Brief: Locate the word "this" in the material, then show every line that holds it.

Provided records:

-*-*-

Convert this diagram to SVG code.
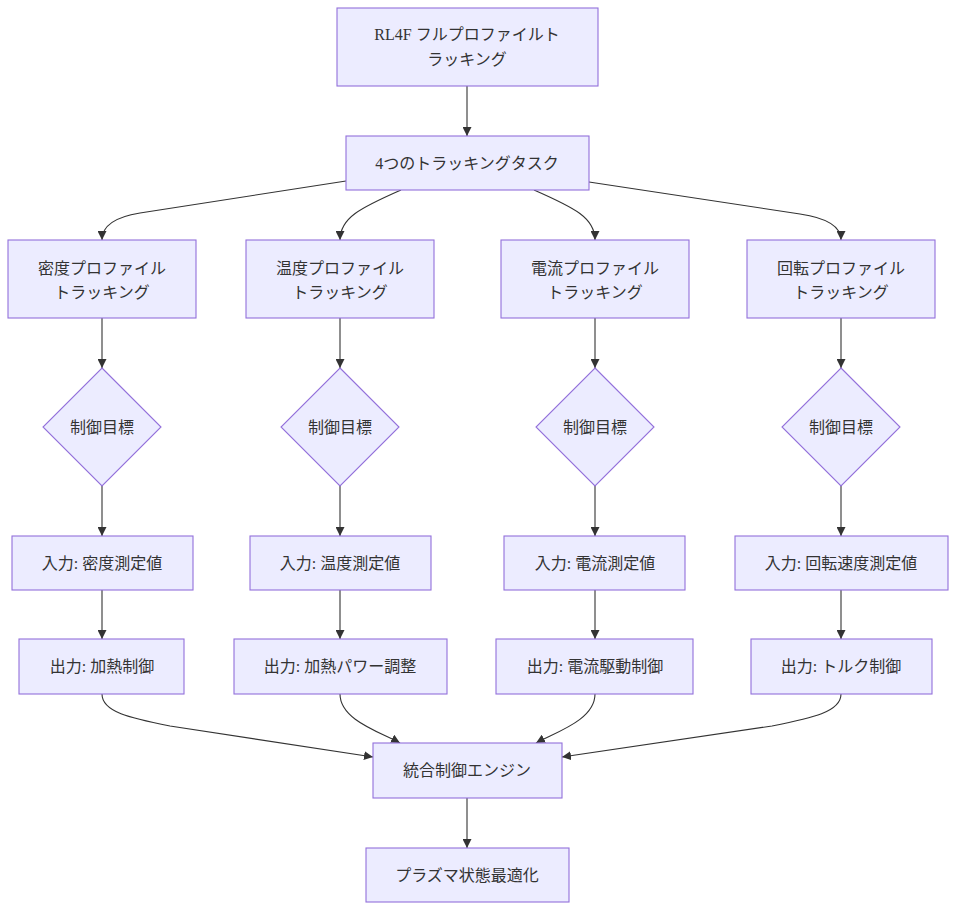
<svg xmlns="http://www.w3.org/2000/svg" width="956" height="910" viewBox="0 0 956 910">
<style>
.n{fill:#ECECFF;stroke:#9370DB;stroke-width:1.1}
.t{font-family:"Liberation Serif","Noto Sans CJK JP",serif;font-size:16px;fill:#333;text-anchor:middle;dominant-baseline:central}
.e{fill:none;stroke:#333;stroke-width:1.1;marker-end:url(#arr)}
</style>
<defs>
<marker id="arr" viewBox="0 0 10 10" refX="10" refY="5" markerUnits="userSpaceOnUse" markerWidth="9" markerHeight="9" orient="auto">
<path d="M0,0 L10,5 L0,10 z" fill="#333"/>
</marker>
</defs>
<rect width="956" height="910" fill="#fff"/>
<g id="edges">
<path class="e" d="M467,86 L467,136"/>
<path class="e" d="M346,181 L140,213 Q102,219 102,240"/>
<path class="e" d="M401,190 C360,208 340,218 340,240"/>
<path class="e" d="M534,190 C575,208 595,218 595,240"/>
<path class="e" d="M589,182 L800,214 Q841,220 841,240"/>
<path class="e" d="M102,318 L102,368"/>
<path class="e" d="M340,318 L340,368"/>
<path class="e" d="M595,318 L595,368"/>
<path class="e" d="M841,318 L841,368"/>
<path class="e" d="M102,486 L102,536"/>
<path class="e" d="M340,486 L340,536"/>
<path class="e" d="M595,486 L595,536"/>
<path class="e" d="M841,486 L841,536"/>
<path class="e" d="M102,590 L102,639"/>
<path class="e" d="M340,590 L340,639"/>
<path class="e" d="M595,590 L595,639"/>
<path class="e" d="M841,590 L841,639"/>
<path class="e" d="M102,694 C102,712 130,718 170,726 L373,757"/>
<path class="e" d="M340,694 C340,720 380,732 400,743"/>
<path class="e" d="M595,694 C595,720 556,732 536,743"/>
<path class="e" d="M841,694 C841,712 812,718 772,726 L562,757"/>
<path class="e" d="M467,798 L467,848"/>
</g>
<g id="top"><rect class="n" x="337" y="8" width="261" height="78"/><text class="t" x="467" y="34">RL4F フルプロファイルト</text><text class="t" x="467" y="59">ラッキング</text></g>
<g id="tasks"><rect class="n" x="346" y="136" width="243" height="54"/><text class="t" x="467" y="163">4つのトラッキングタスク</text></g>
<g id="trackA"><rect class="n" x="8" y="240" width="188" height="78"/><text class="t" x="102" y="268">密度プロファイル</text><text class="t" x="102" y="292">トラッキング</text></g>
<g id="trackB"><rect class="n" x="246" y="240" width="188" height="78"/><text class="t" x="340" y="268">温度プロファイル</text><text class="t" x="340" y="292">トラッキング</text></g>
<g id="trackC"><rect class="n" x="501" y="240" width="188" height="78"/><text class="t" x="595" y="268">電流プロファイル</text><text class="t" x="595" y="292">トラッキング</text></g>
<g id="trackD"><rect class="n" x="747" y="240" width="188" height="78"/><text class="t" x="841" y="268">回転プロファイル</text><text class="t" x="841" y="292">トラッキング</text></g>
<g id="goalA"><polygon class="n" points="102,368 161,427 102,486 43,427"/><text class="t" x="102" y="427">制御目標</text></g>
<g id="goalB"><polygon class="n" points="340,368 399,427 340,486 281,427"/><text class="t" x="340" y="427">制御目標</text></g>
<g id="goalC"><polygon class="n" points="595,368 654,427 595,486 536,427"/><text class="t" x="595" y="427">制御目標</text></g>
<g id="goalD"><polygon class="n" points="841,368 900,427 841,486 782,427"/><text class="t" x="841" y="427">制御目標</text></g>
<g id="inA"><rect class="n" x="12" y="536" width="181" height="54"/><text class="t" x="102" y="563">入力: 密度測定値</text></g>
<g id="inB"><rect class="n" x="250" y="536" width="181" height="54"/><text class="t" x="340" y="563">入力: 温度測定値</text></g>
<g id="inC"><rect class="n" x="504" y="536" width="181" height="54"/><text class="t" x="595" y="563">入力: 電流測定値</text></g>
<g id="inD"><rect class="n" x="735" y="536" width="213" height="54"/><text class="t" x="841" y="563">入力: 回転速度測定値</text></g>
<g id="outA"><rect class="n" x="19" y="639" width="165" height="55"/><text class="t" x="102" y="666">出力: 加熱制御</text></g>
<g id="outB"><rect class="n" x="234" y="639" width="213" height="55"/><text class="t" x="340" y="666">出力: 加熱パワー調整</text></g>
<g id="outC"><rect class="n" x="496" y="639" width="197" height="55"/><text class="t" x="595" y="666">出力: 電流駆動制御</text></g>
<g id="outD"><rect class="n" x="751" y="639" width="181" height="55"/><text class="t" x="841" y="666">出力: トルク制御</text></g>
<g id="engine"><rect class="n" x="373" y="743" width="189" height="55"/><text class="t" x="467" y="770">統合制御エンジン</text></g>
<g id="final"><rect class="n" x="366" y="848" width="203" height="54"/><text class="t" x="467" y="875">プラズマ状態最適化</text></g>
</svg>
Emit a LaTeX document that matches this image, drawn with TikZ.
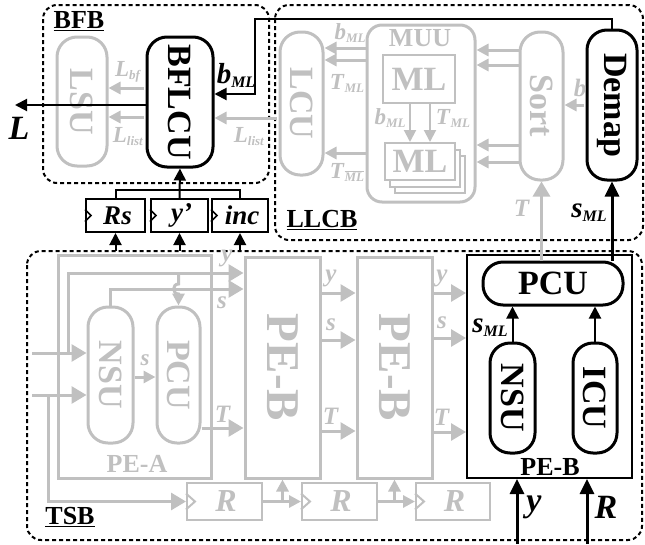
\documentclass[tikz,border=0pt]{standalone}
\usepackage{fontspec}
\setmainfont{Liberation Serif}
\usetikzlibrary{arrows.meta}
\definecolor{gr}{RGB}{192,192,192}
\newcommand\fs[1]{\fontsize{#1}{#1}\selectfont}
\newcommand\blab[2]{{\fs{29}\textit{#1}}\raisebox{-4pt}{\fs{16}\textit{#2}}}
\newcommand\glab[2]{{\fs{23}\textit{#1}}\raisebox{-3pt}{\fs{13}\textit{#2}}}
\tikzset{
 every node/.style={inner sep=0pt, font=\bfseries},
 gcap/.style={draw=gr, line width=3pt, rounded corners=20pt},
 bcap/.style={draw=black, line width=3pt, rounded corners=20pt},
 gbox/.style={draw=gr, line width=3pt},
 gln/.style={draw=gr, line width=3pt},
 garr/.style={draw=gr, line width=3pt, -{Triangle[length=15pt,width=17pt]}},
 garrs/.style={draw=gr, line width=3pt, -{Triangle[length=12pt,width=12pt]}},
 barr/.style={line width=2pt, -{Triangle[length=12pt,width=12pt]}},
 bthk/.style={line width=3pt, -{Triangle[length=15pt,width=14pt]}},
 dbox/.style={line width=2pt, dash pattern=on 4pt off 3pt, rounded corners=14pt},
 reg/.style={draw, line width=2pt, minimum width=57pt, minimum height=33pt, font=\bfseries\itshape\fs{27}},
 greg/.style={draw=gr, line width=2pt, minimum height=37pt, text=gr, font=\bfseries\itshape\fs{32}},
 glabel/.style={text=gr},
 glt/.style={rotate=-90, text=gr, font=\bfseries\fs{34}},
 blt/.style={rotate=-90, font=\bfseries\fs{34}},
}
\begin{document}
\begin{tikzpicture}[x=1pt,y=-1pt]
\useasboundingbox (0,0) rectangle (645,544);
% dashed blocks
\draw[dbox] (43,5) rectangle (269,183);
\draw[dbox] (275,5) rectangle (643,240);
\draw[dbox] (27,251) rectangle (642,540);
\node[font=\bfseries\fs{26}] (bfbl) at (79,21) {\underline{BFB}};
\node[font=\bfseries\fs{26}] (llcbl) at (322,220) {\underline{LLCB}};
\node[font=\bfseries\fs{26}] (tsbl) at (70,517) {\underline{TSB}};

% ---------- BFB ----------
\node[gcap, minimum width=50pt, minimum height=129pt, label={[glt]center:LSU}] (lsu) at (82,101.5) {};
\node[bcap, minimum width=66pt, minimum height=130pt, label={[blt]center:BFLCU}] (bflcu) at (180,102) {};
\draw[garrs, shorten <=1.5pt] (bflcu.west |- 0,88) -- (lsu.east |- 0,88);
\draw[garrs, shorten <=1.5pt] (bflcu.west |- 0,117) -- (lsu.east |- 0,117);
\node[glabel] (lbf) at (128,72) {\glab{L}{bf}};
\node[glabel] (llist1) at (128,137) {\glab{L}{list}};
\coordinate (Lend) at (15,105);
\draw[barr] (bflcu.west |- Lend) -- (Lend);
\node (Ll) at (19,128) {\fs{34}\textit{L}};

% ---------- LLCB ----------
\node[gcap, minimum width=43pt, minimum height=143pt, label={[glt]center:LCU}] (lcu) at (301.5,103.5) {};
\node[gbox, rounded corners=15pt, minimum width=108pt, minimum height=177pt] (muu) at (421,113.5) {};
\node[text=gr, font=\bfseries\fs{26}] (muul) at (420,38) {MUU};
\node[gbox, line width=2pt, minimum width=72pt, minimum height=48pt, text=gr, font=\bfseries\fs{34}] (ml1) at (419,79) {ML};
\node[gbox, line width=2pt, fill=white, minimum width=70pt, minimum height=37pt] (mlc) at (430,174.5) {};
\node[gbox, line width=2pt, fill=white, minimum width=70pt, minimum height=37pt] (mlb) at (425,168) {};
\node[gbox, line width=2pt, fill=white, minimum width=70pt, minimum height=37pt, text=gr, font=\bfseries\fs{34}] (mla) at (420,161.5) {ML};
\draw[garrs, line width=2pt] (ml1.south -| 410,0) -- (mla.north -| 410,0);
\draw[garrs, line width=2pt] (ml1.south -| 430,0) -- (mla.north -| 430,0);
\node[glabel] (bml2) at (390,118) {\glab{b}{ML}};
\node[glabel] (tml2) at (453,118) {\glab{T}{ML}};
\foreach \yy in {48,60,153} \draw[garrs] (muu.west |- 0,\yy) -- (lcu.east |- 0,\yy);
\node[glabel] (bml1) at (350,33) {\glab{b}{ML}};
\node[glabel] (tml1) at (347,83) {\glab{T}{ML}};
\node[glabel] (tmlb) at (347,172) {\glab{T}{$\overline{\hbox{\fs{13}\bfseries\itshape ML}}$}};
\node[gcap, minimum width=43pt, minimum height=148pt, label={[glt]center:Sort}] (sort) at (541.5,106) {};
\foreach \yy in {50,65,145,162} \draw[garrs] (sort.west |- 0,\yy) -- (muu.east |- 0,\yy);
\node[bcap, minimum width=50pt, minimum height=150pt, label={[blt]center:Demap}] (demap) at (612,105) {};
\draw[garrs, shorten <=1.5pt] (demap.west |- 0,105) -- (sort.east |- 0,105);
\node[glabel] (bl) at (580,88) {\fs{25}\textit{b}};
\coordinate (bc) at (255,19);
\draw[barr] (demap.north) |- (bc) |- (bflcu.east |- 0,94);
\node (bmlk) at (236,75) {\blab{b}{ML}};
\draw[garrs, shorten <=1.5pt] (lcu.west |- 0,118) -- (bflcu.east |- 0,118);
\node[glabel] (llist2) at (249,137) {\glab{L}{list}};

% ---------- registers ----------
\node[reg, minimum width=59pt] (rs) at (115.5,215.5) {\hspace{4pt}Rs};
\node[reg] (yp) at (179.5,215.5) {\hspace{4pt}y’};
\node[reg, minimum width=56pt] (inc) at (240,215.5) {\hspace{4pt}inc};
\foreach \r in {rs,yp,inc} \draw[line width=1.5pt] ([yshift=6pt]\r.west) -- ++(6,6) -- ++(-6,6);
\coordinate (jn) at (179.5,190);
\draw[line width=2pt] (rs.north) |- (jn) -| (inc.north);
\draw[barr] (yp.north) -- (bflcu.south);
\foreach \r in {rs,yp,inc} \draw[barr] (\r.south |- 0,251) -- (\r.south);

% ---------- TSB ----------
\node[gbox, minimum width=75pt, minimum height=221pt, label={[rotate=-90,text=gr,font=\bfseries\fs{47}]center:PE-B}] (peb1) at (282.5,367.5) {};
\node[gbox, minimum width=75pt, minimum height=221pt, label={[rotate=-90,text=gr,font=\bfseries\fs{47}]center:PE-B}] (peb2) at (394.5,367.5) {};
\node[greg, minimum width=75pt] (r1) at (224.5,501.5) {\hspace{3pt}R};
\node[greg, minimum width=75pt] (r2) at (339.5,501.5) {\hspace{3pt}R};
\node[greg, minimum width=74pt] (r3) at (453,501.5) {\hspace{3pt}R};
\foreach \r in {r1,r2,r3} \draw[gr, line width=2pt] ([yshift=8pt]\r.west) -- ++(9,8) -- ++(-9,8);
\draw[garrs] (r1.east) -- (r2.west);
\draw[garrs] (r2.east) -- (r3.west);
\draw[garrs] (peb1.south |- r1.east) -- (peb1.south);
\draw[garrs] (peb2.south |- r2.east) -- (peb2.south);

\node[gbox, minimum width=153pt, minimum height=223pt] (pea) at (134.5,366.5) {};
\node[text=gr, font=\bfseries\fs{26}] (peal) at (137,464) {PE-A};
\node[gcap, minimum width=45pt, minimum height=136pt, label={[glt]center:NSU}] (nsua) at (110.5,375) {};
\node[gcap, minimum width=43pt, minimum height=136pt, label={[glt]center:PCU}] (pcua) at (178.5,375) {};
\coordinate (i1) at (32,353);
\coordinate (i2) at (32,395);
\coordinate (j1) at (68,353);
\coordinate (j2) at (48,395);
\coordinate (j3) at (178.5,273);
\draw[garr] (i1) -- (nsua.west |- i1);
\draw[garr] (i2) -- (nsua.west |- i2);
\draw[garr] (j1) |- (peb1.west |- 0,273);
\draw[garr] (j2) |- (r1.west);
\draw[garr] (nsua.north) |- (peb1.west |- 0,289);
\draw[garrs] (j3) -- (178.5,284) .. controls (172,284) and (172,294) .. (178.5,294) -- (pcua.north);
\draw[garrs] (nsua.east |- 0,377) -- (pcua.west |- 0,377);
\node[glabel] (sa) at (145,360) {\fs{23}\textit{s}};
\draw[garr] (pcua.east |- 0,428) -- (peb1.west |- 0,428);
\node[glabel] (ya1) at (227,258) {\fs{25}\textit{y}};
\node[glabel] (sa1) at (222,303) {\fs{25}\textit{s}};
\node[glabel] (ta1) at (223,414) {\fs{25}\textit{T}};
\foreach \yy/\t in {293/y,340/s,431/T} {
  \draw[garr] (peb1.east |- 0,\yy) -- (peb2.west |- 0,\yy);
  \node[glabel] at (331,\yy-15) {\fs{25}\textit{\t}};
}

% black PE-B
\node[draw, line width=2pt, minimum width=165pt, minimum height=223pt] (pebk) at (549.5,366.5) {};
\node[font=\bfseries\fs{26}] (pebkl) at (550,467) {PE-B};
\foreach \yy/\t in {293/y,338/s,432/T} {
  \draw[garr] (peb2.east |- 0,\yy) -- (pebk.west |- 0,\yy);
  \node[glabel] at (442,\yy-15) {\fs{25}\textit{\t}};
}
\node[bcap, minimum width=140pt, minimum height=43pt, font=\bfseries\fs{34}] (pcub) at (553,283.5) {PCU};
\node[bcap, minimum width=45pt, minimum height=110pt, label={[blt]center:NSU}] (nsub) at (512.5,398) {};
\node[bcap, minimum width=44pt, minimum height=110pt, label={[blt]center:ICU}] (icub) at (595,398) {};
\draw[barr] (nsub.north) -- (nsub.north |- pcub.south);
\draw[barr] (icub.north) -- (icub.north |- pcub.south);
\node (smlk) at (490,328) {\blab{s}{ML}};
\coordinate (yin) at (517,544);
\coordinate (rin) at (587,544);
\draw[bthk] (yin) -- (yin |- pebk.south);
\draw[bthk] (rin) -- (rin |- pebk.south);
\node (yl) at (534,507) {\fs{34}\textit{y}};
\node (rl) at (606,507) {\fs{34}\textit{R}};
\draw[garr] (sort.south |- pcub.north) -- (sort.south);
\node[glabel] (tl) at (522,208) {\fs{25}\textit{T}};
\draw[bthk] (demap.south |- pcub.north) -- (demap.south);
\node (smlk2) at (589,213) {\blab{s}{ML}};
\end{tikzpicture}
\end{document}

-*-*-

Final result:
Convert this diagram to SVG code.
Emit a LaTeX document that matches this image, drawn with TikZ.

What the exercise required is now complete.